INSTRUCTION » Retype every line from the start of the data down to and including the line with "import matplotlib.pyplot as plt". Skip the pictures.

DATASET EXTRACT »
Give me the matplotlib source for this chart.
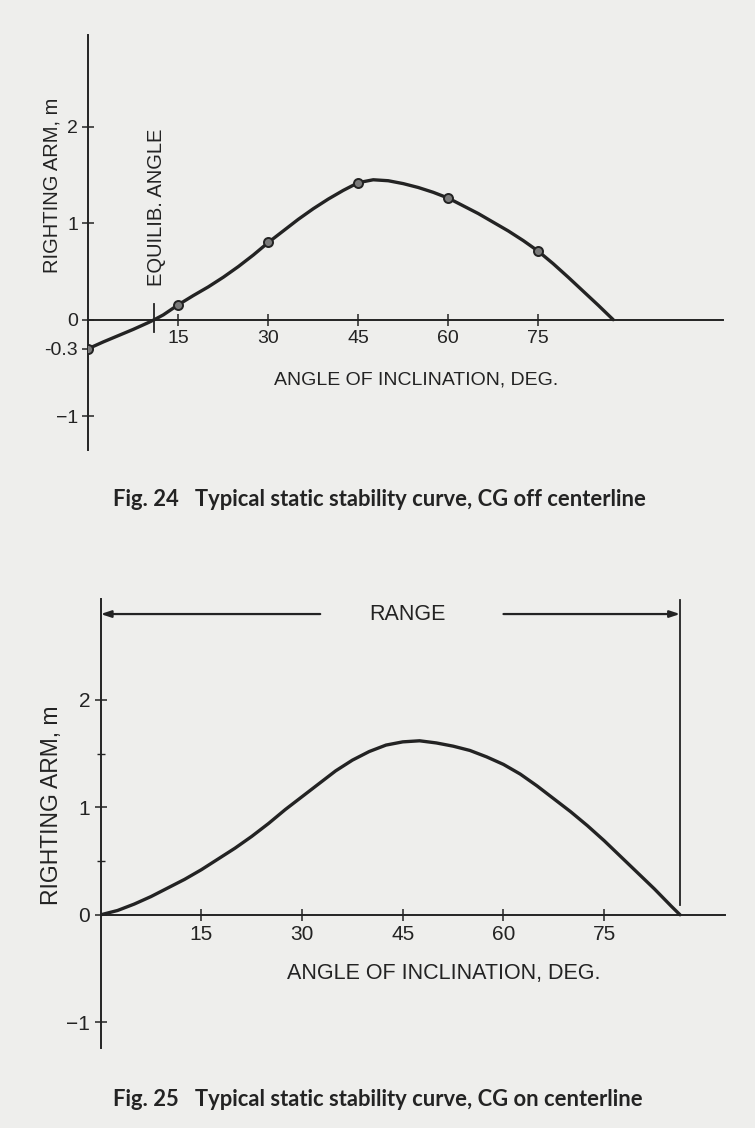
import matplotlib
matplotlib.use("Agg")
import matplotlib.pyplot as plt

# ---------------- data ----------------
# Fig. 24 : CG off centerline
angles1 = [0, 2.5, 5, 7.5, 10, 11, 12.5, 15, 17.5, 20, 22.5, 25, 27.5, 30, 32.5, 35,
           37.5, 40, 42.5, 45, 47.5, 50, 52.5, 55, 57.5, 60, 62.5, 65, 67.5, 70,
           72.5, 75, 77.5, 80, 82.5, 85, 87.5]
arm1 = [-0.30, -0.23, -0.165, -0.10, -0.03, 0.0, 0.05, 0.155, 0.25, 0.34, 0.44, 0.55,
        0.67, 0.80, 0.92, 1.04, 1.15, 1.25, 1.34, 1.42, 1.45, 1.44, 1.41, 1.37, 1.32,
        1.26, 1.18, 1.10, 1.01, 0.92, 0.82, 0.71, 0.58, 0.44, 0.295, 0.15, 0.0]
marker_angles1 = [0, 15, 30, 45, 60, 75]
marker_arm1 = [-0.30, 0.155, 0.80, 1.42, 1.26, 0.71]
equilib_angle = 11
yticks1 = [2, 1, 0, -0.3, -1]
yticklabels1 = ["2", "1", "0", "-0.3", "\u22121"]

# Fig. 25 : CG on centerline
angles2 = [0, 2.5, 5, 7.5, 10, 12.5, 15, 17.5, 20, 22.5, 25, 27.5, 30, 32.5, 35, 37.5,
           40, 42.5, 45, 47.5, 50, 52.5, 55, 57.5, 60, 62.5, 65, 67.5, 70, 72.5, 75,
           77.5, 80, 82.5, 85, 86.3]
arm2 = [0.0, 0.04, 0.10, 0.17, 0.25, 0.33, 0.42, 0.52, 0.62, 0.73, 0.85, 0.98, 1.10,
        1.22, 1.34, 1.44, 1.52, 1.58, 1.61, 1.62, 1.60, 1.57, 1.53, 1.47, 1.40, 1.31,
        1.20, 1.08, 0.96, 0.83, 0.69, 0.54, 0.39, 0.24, 0.08, 0.0]
range_end = 86.3
yticks2 = [2, 1, 0, -1]
yticklabels2 = ["2", "1", "0", "\u22121"]

xticks = [15, 30, 45, 60, 75]
xticklabels = ["15", "30", "45", "60", "75"]

caption1 = "Fig. 24   Typical static stability curve, CG off centerline"
caption2 = "Fig. 25   Typical static stability curve, CG on centerline"

# ---------------- style ----------------
W, H = 755, 1128
BG = "#eeeeec"
INK = "#232323"
FONT = "Liberation Sans"
plt.rcParams["font.family"] = [FONT, "DejaVu Sans"]

fig = plt.figure(figsize=(W / 100, H / 100), dpi=100, facecolor=BG)


def px_rect(x0, y0, x1, y1):
    return [x0 / W, 1 - y1 / H, (x1 - x0) / W, (y1 - y0) / H]


def ftext(x, y, s, **kw):
    fig.text(x / W, 1 - y / H, s, color=INK, **kw)


def style_axes(ax, size):
    ax.set_facecolor("none")
    for s in ("top", "right"):
        ax.spines[s].set_visible(False)
    ax.spines["bottom"].set_position(("data", 0))
    for s in ("left", "bottom"):
        ax.spines[s].set_linewidth(1.4)
        ax.spines[s].set_color(INK)
    ax.tick_params(axis="both", which="major", direction="inout", length=9,
                   width=1.1, colors=INK, labelsize=size, pad=3)
    ax.tick_params(axis="both", which="minor", direction="inout", length=6,
                   width=1.0, colors=INK)


# ---------------- Fig. 24 ----------------
ax1 = fig.add_axes(px_rect(88.3, 35, 723, 450))
ax1.set_xlim(0, 105.8)
ax1.set_ylim(-1.35, 2.95)
style_axes(ax1, 14)
ax1.set_xticks(xticks)
ax1.set_xticklabels(xticklabels)
ax1.set_yticks(yticks1)
ax1.set_yticklabels(yticklabels1)
ax1.plot(angles1, arm1, color=INK, lw=2.4, solid_capstyle="round", zorder=3)
ax1.plot(marker_angles1, marker_arm1, ls="none", marker="o", ms=6.5,
         mfc="#7a7a7a", mec=INK, mew=1.4, zorder=4)
ax1.plot([equilib_angle, equilib_angle], [-0.13, 0.16], color=INK, lw=1.3, zorder=3)

ftext(52, 185, "RIGHTING ARM, m", rotation=90, ha="center", va="center", fontsize=14.5)
ftext(157, 207, "EQUILIB. ANGLE", rotation=90, ha="center", va="center", fontsize=14.5)
ftext(416, 380, "ANGLE OF INCLINATION, DEG.", ha="center", va="center", fontsize=14)
ftext(113, 500, caption1, ha="left", va="center", fontsize=15.8,
      family=["Lato", "DejaVu Sans"], fontweight="bold")

# ---------------- Fig. 25 ----------------
ax2 = fig.add_axes(px_rect(100.7, 599, 725, 1048))
ax2.set_xlim(0, 93)
ax2.set_ylim(-1.24, 2.94)
style_axes(ax2, 15)
ax2.set_xticks(xticks)
ax2.set_xticklabels(xticklabels)
ax2.set_yticks(yticks2)
ax2.set_yticklabels(yticklabels2)
ax2.set_yticks([0.5, 1.5], minor=True)
ax2.plot(angles2, arm2, color=INK, lw=2.4, solid_capstyle="round", zorder=3)

# range annotation
ax2.plot([range_end, range_end], [0.09, 2.93], color=INK, lw=1.3)
ax2.annotate("", xy=(0, 2.8), xytext=(32.7, 2.8),
             arrowprops=dict(arrowstyle="-|>,head_length=0.6,head_width=0.2",
                             color=INK, lw=1.6, shrinkA=0, shrinkB=0))
ax2.annotate("", xy=(range_end, 2.8), xytext=(60.0, 2.8),
             arrowprops=dict(arrowstyle="-|>,head_length=0.6,head_width=0.2",
                             color=INK, lw=1.6, shrinkA=0, shrinkB=0))
ax2.text(45.7, 2.8, "RANGE", ha="center", va="center", fontsize=15.5, color=INK)

ftext(52, 805, "RIGHTING ARM, m", rotation=90, ha="center", va="center", fontsize=16.5)
ftext(444, 973, "ANGLE OF INCLINATION, DEG.", ha="center", va="center", fontsize=15.5)
ftext(113, 1100, caption2, ha="left", va="center", fontsize=15.8,
      family=["Lato", "DejaVu Sans"], fontweight="bold")

fig.savefig("out.png", dpi=100, facecolor=BG)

RESULT FOR THIS TASK »
Give me the matplotlib source for this chart.
import matplotlib
matplotlib.use("Agg")
import matplotlib.pyplot as plt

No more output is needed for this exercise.